Hello BP colleagues,
Let me begin by stating that I am aware that this type of topic should be discussed with a real estate attorney before decisions are made, but I want some early guidance to further my research before that stage.
That said, I am having difficulty understanding the difference between doing a syndication deal and a partnership. I feel that I have a good knowledge about syndication from SEC regulations, to structure and fees - how is it then that I hear about deals described as 50/50 equity, one side brings money, the other brings sweat equity but I never see anything about this having to follow complex (and expensive) regulations and documentation?
Here is my situation - I have a 20-unit multifamily deal in hand with good cash-flow. My bank has agreed to loan me 80% and I have a friend that can provide the 20% + closing costs + initial reserves. My friend is not interested in a loan, he wants equity (and I don't blame him) - though his involvement would be limited to the startup capital.
How do I structure this in terms of entities and what documentation is required? Preferably without having to fork over $10-15k for a PPM and in a way that taxation issues are easy to deal with (i.e. each of us only has to report on their 50% of the profits and has access to 50% of the depreciation deductions).
Thanks in advance for your suggestions!
Pedro
Most Popular Reply
![Michael Reyes's profile image](https://bpimg.biggerpockets.com/no_overlay/uploads/social_user/user_avatar/528731/1621481807-avatar-michaelr170.jpg?twic=v1/output=image/cover=128x128&v=2)
Hi @Pedro Martins,
I am just starting out so I do not have years of experience to provide advice. That said, from my understanding of what I've read or heard on various podcast interviews, an LLC is best used when an investor is bringing on investment capital only. You would be a sole managing member and the investors would be silent partners. They wouldn't have any say in the investment, management responsibilities, etc.
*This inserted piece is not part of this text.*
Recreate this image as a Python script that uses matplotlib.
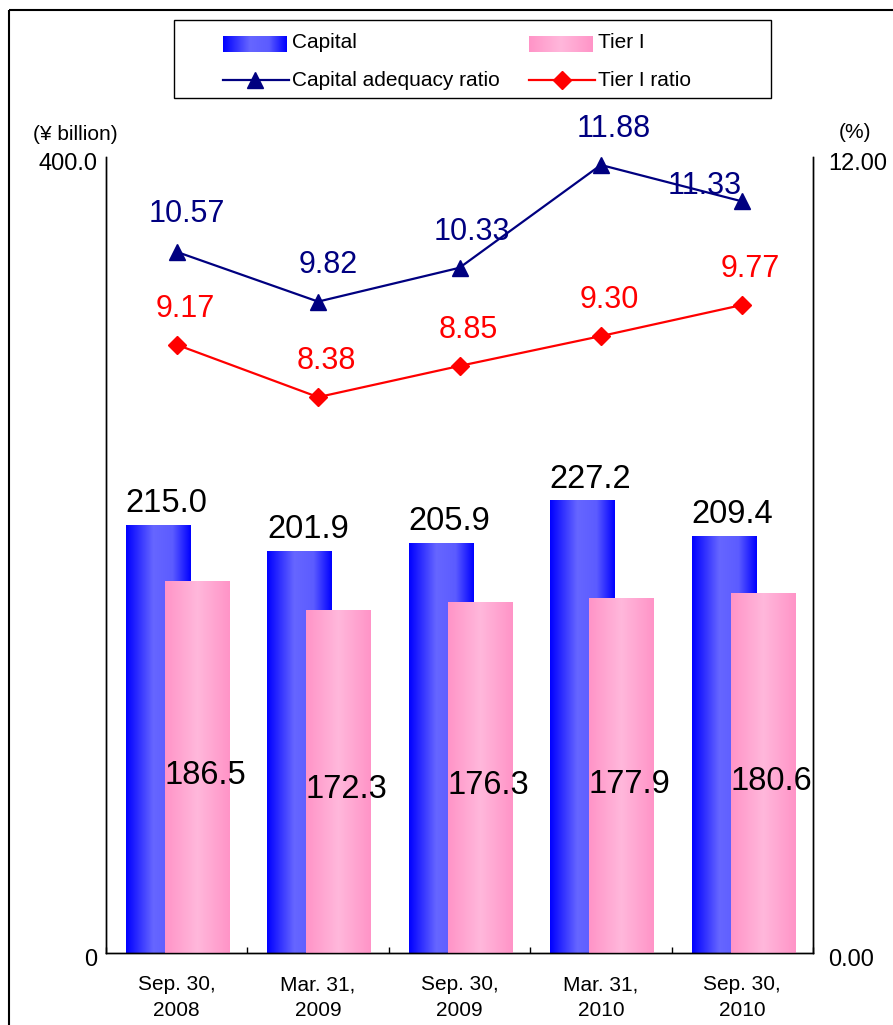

You just promise a rate of return for the use of their investment capital.
I believe a general partnership is best suited when equity splits are involved. You're LLC could or would be a general partner, with 100% control and x% equity. Your friend would or could have 0% control, but with x% of equity.
Disclaimer, I am not a lawyer so please don't hold this as the gospel truth. I hope I got this right and helps you out in any way.